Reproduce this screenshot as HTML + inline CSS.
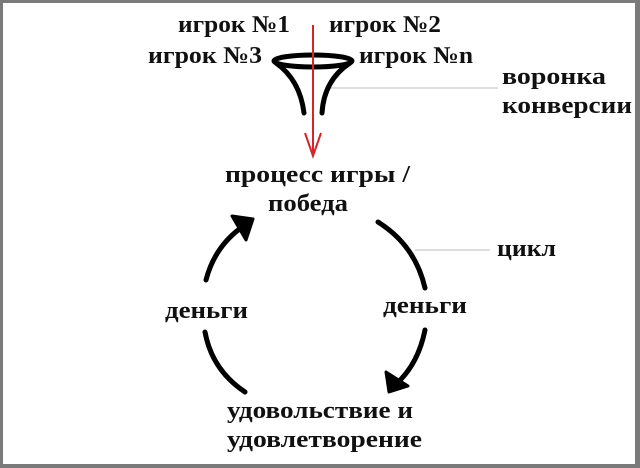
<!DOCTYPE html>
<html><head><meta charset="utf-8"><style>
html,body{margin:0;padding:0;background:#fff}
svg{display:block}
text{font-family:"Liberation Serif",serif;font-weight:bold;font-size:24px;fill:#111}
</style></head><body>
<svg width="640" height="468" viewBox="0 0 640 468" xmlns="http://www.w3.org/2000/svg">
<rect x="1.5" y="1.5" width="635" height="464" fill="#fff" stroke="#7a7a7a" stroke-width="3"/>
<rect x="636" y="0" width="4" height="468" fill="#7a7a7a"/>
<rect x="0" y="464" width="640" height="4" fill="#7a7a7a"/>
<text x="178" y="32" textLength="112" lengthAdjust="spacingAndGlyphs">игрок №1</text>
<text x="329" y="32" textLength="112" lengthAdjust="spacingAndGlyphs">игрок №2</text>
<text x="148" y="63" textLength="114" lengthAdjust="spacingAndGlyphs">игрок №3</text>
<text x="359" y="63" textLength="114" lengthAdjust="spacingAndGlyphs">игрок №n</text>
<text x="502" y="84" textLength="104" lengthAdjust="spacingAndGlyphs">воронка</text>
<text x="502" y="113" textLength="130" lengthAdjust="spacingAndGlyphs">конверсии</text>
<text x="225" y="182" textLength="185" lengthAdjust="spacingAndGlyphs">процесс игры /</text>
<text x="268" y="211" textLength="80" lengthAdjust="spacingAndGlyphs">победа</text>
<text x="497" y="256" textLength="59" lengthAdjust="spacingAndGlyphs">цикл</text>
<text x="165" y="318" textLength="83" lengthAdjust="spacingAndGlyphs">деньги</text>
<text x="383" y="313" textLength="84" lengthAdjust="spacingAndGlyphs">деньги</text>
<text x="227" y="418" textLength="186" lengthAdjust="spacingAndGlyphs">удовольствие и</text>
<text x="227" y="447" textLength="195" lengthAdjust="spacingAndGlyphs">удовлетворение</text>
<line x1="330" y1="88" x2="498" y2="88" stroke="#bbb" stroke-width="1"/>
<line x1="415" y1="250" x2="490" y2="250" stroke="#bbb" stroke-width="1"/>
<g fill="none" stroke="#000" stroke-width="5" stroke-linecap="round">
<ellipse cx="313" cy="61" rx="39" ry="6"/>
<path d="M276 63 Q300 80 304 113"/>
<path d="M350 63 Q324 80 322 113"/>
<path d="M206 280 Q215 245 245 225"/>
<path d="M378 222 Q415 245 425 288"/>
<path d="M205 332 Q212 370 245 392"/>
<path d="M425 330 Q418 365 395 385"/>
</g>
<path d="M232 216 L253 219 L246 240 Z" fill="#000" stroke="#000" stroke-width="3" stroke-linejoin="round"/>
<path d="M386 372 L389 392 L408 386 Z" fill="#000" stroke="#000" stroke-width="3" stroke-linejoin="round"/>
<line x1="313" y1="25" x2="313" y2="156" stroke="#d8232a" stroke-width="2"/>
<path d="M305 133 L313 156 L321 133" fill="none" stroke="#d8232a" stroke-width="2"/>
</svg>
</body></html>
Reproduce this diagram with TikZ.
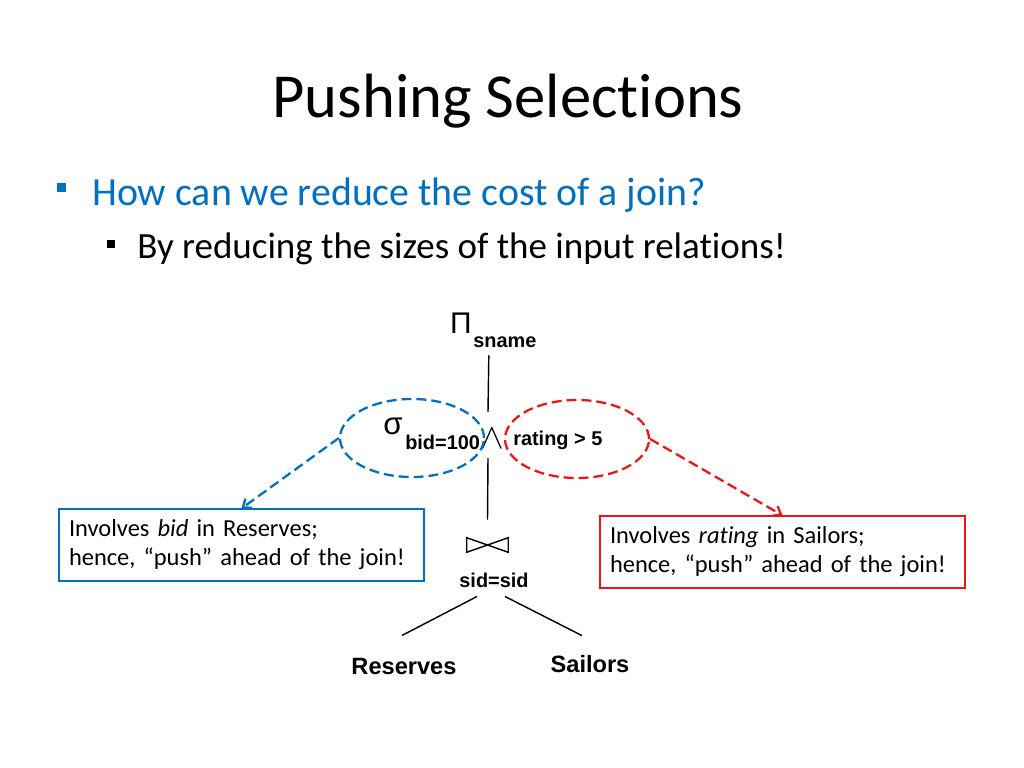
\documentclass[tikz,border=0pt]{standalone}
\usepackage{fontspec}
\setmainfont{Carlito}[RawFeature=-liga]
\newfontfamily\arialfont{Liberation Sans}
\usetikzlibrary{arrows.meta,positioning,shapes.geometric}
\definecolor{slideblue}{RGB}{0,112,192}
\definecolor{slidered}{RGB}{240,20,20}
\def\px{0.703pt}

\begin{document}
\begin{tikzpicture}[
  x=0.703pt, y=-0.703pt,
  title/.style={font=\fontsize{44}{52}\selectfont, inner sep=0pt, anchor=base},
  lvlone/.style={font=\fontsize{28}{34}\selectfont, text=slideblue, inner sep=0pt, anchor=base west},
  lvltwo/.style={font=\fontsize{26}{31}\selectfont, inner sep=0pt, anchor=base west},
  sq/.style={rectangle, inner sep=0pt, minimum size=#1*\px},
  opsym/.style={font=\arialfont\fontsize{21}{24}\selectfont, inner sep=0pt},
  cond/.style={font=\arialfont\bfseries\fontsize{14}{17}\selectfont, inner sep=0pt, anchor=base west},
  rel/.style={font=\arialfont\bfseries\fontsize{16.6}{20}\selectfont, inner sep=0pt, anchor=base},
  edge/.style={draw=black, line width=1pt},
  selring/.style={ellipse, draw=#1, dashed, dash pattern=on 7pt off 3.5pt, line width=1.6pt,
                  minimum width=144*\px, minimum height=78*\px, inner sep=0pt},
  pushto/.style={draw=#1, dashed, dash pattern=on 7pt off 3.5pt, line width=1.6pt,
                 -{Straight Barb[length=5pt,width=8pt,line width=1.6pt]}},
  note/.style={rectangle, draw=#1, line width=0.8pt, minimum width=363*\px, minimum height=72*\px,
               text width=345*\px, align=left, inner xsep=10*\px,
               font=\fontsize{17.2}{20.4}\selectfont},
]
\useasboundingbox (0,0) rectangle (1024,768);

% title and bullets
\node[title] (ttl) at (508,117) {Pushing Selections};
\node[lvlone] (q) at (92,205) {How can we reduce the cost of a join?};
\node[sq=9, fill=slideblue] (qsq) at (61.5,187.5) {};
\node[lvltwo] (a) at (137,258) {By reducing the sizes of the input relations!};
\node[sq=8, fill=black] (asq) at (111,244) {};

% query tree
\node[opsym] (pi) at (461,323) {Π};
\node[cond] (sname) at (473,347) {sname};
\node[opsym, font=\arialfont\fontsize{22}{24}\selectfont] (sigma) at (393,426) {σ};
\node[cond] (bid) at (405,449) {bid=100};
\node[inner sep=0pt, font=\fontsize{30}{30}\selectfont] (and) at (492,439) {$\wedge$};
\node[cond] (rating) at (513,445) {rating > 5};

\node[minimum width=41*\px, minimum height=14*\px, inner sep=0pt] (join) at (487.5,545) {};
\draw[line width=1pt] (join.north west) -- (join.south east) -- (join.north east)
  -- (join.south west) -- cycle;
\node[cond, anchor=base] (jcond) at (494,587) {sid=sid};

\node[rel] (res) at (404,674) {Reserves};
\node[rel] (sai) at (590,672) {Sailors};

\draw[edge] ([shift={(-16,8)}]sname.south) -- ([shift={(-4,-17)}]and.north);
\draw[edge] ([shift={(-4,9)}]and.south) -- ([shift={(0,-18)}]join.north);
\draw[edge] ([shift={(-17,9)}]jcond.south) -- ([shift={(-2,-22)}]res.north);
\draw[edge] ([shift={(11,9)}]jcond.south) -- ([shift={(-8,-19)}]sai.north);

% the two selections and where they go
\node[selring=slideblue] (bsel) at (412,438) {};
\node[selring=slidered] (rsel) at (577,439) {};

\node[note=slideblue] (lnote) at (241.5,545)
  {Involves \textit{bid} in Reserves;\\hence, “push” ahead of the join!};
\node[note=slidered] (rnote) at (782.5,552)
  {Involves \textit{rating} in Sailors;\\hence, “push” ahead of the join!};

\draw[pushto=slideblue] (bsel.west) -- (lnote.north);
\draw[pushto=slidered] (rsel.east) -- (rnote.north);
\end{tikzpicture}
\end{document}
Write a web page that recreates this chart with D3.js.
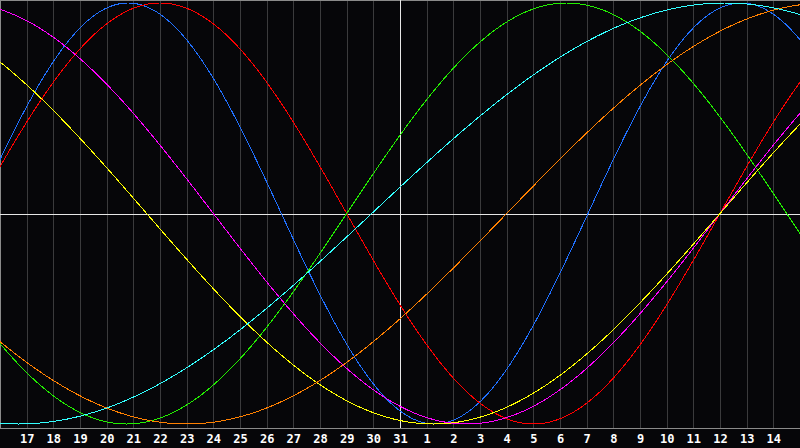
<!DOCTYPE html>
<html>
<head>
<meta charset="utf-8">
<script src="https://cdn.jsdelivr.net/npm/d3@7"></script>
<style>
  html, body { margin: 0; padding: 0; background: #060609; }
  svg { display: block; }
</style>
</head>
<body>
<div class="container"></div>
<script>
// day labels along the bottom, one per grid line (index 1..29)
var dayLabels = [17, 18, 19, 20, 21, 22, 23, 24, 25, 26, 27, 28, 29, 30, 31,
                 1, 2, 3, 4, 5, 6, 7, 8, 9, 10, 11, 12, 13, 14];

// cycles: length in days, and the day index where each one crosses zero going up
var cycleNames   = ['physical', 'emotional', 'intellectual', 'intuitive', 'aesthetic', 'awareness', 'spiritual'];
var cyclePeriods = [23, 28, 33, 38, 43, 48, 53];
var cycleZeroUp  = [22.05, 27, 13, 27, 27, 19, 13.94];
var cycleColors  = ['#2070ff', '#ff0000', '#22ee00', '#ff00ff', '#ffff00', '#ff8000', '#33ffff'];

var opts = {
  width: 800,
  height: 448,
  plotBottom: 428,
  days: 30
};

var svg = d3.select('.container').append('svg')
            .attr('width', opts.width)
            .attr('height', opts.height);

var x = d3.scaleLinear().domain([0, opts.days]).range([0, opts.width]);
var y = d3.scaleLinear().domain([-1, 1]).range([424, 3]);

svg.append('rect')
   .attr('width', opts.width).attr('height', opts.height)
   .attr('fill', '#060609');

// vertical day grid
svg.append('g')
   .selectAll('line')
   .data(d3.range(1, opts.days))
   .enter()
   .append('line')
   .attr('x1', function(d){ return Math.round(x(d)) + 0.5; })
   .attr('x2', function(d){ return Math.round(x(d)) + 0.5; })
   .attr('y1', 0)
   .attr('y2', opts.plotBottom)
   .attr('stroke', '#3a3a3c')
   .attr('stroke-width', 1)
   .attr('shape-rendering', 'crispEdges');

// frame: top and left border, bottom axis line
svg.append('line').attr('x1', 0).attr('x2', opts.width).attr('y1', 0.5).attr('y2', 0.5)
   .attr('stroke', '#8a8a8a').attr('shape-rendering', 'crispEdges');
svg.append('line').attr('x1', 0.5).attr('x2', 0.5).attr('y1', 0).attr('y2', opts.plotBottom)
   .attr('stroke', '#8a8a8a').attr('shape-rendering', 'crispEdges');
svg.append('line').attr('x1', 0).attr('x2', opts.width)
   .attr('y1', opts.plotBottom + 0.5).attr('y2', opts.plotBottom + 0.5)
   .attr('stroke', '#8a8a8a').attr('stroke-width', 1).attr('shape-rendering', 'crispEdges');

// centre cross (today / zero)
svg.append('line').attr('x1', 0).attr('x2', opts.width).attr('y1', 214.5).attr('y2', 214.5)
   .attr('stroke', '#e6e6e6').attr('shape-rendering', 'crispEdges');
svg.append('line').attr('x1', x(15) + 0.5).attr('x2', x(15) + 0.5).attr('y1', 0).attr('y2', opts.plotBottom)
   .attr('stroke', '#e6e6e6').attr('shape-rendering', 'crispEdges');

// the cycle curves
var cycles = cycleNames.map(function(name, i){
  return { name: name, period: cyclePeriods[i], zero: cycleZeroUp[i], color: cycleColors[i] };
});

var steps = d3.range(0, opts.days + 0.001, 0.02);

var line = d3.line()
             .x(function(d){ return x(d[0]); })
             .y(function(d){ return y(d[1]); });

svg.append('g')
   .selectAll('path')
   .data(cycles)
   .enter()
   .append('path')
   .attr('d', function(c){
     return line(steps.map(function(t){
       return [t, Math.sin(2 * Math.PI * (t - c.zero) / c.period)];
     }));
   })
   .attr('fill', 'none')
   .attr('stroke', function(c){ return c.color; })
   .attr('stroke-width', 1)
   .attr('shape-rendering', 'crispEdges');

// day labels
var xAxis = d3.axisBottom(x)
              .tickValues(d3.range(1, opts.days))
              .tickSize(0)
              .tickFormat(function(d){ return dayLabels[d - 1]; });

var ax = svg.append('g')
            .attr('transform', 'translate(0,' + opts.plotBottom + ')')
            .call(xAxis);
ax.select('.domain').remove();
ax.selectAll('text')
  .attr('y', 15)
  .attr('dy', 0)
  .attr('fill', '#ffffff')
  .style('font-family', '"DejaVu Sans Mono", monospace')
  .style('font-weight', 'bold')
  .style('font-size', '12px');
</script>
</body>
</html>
#####
Pictures should be left out. Retype only the run of lines from the line containing "Write a web" to the line containing "12, 13, 14];", inclusive.

Write a web page that recreates this chart with D3.js.
<!DOCTYPE html>
<html>
<head>
<meta charset="utf-8">
<script src="https://cdn.jsdelivr.net/npm/d3@7"></script>
<style>
  html, body { margin: 0; padding: 0; background: #060609; }
  svg { display: block; }
</style>
</head>
<body>
<div class="container"></div>
<script>
// day labels along the bottom, one per grid line (index 1..29)
var dayLabels = [17, 18, 19, 20, 21, 22, 23, 24, 25, 26, 27, 28, 29, 30, 31,
                 1, 2, 3, 4, 5, 6, 7, 8, 9, 10, 11, 12, 13, 14];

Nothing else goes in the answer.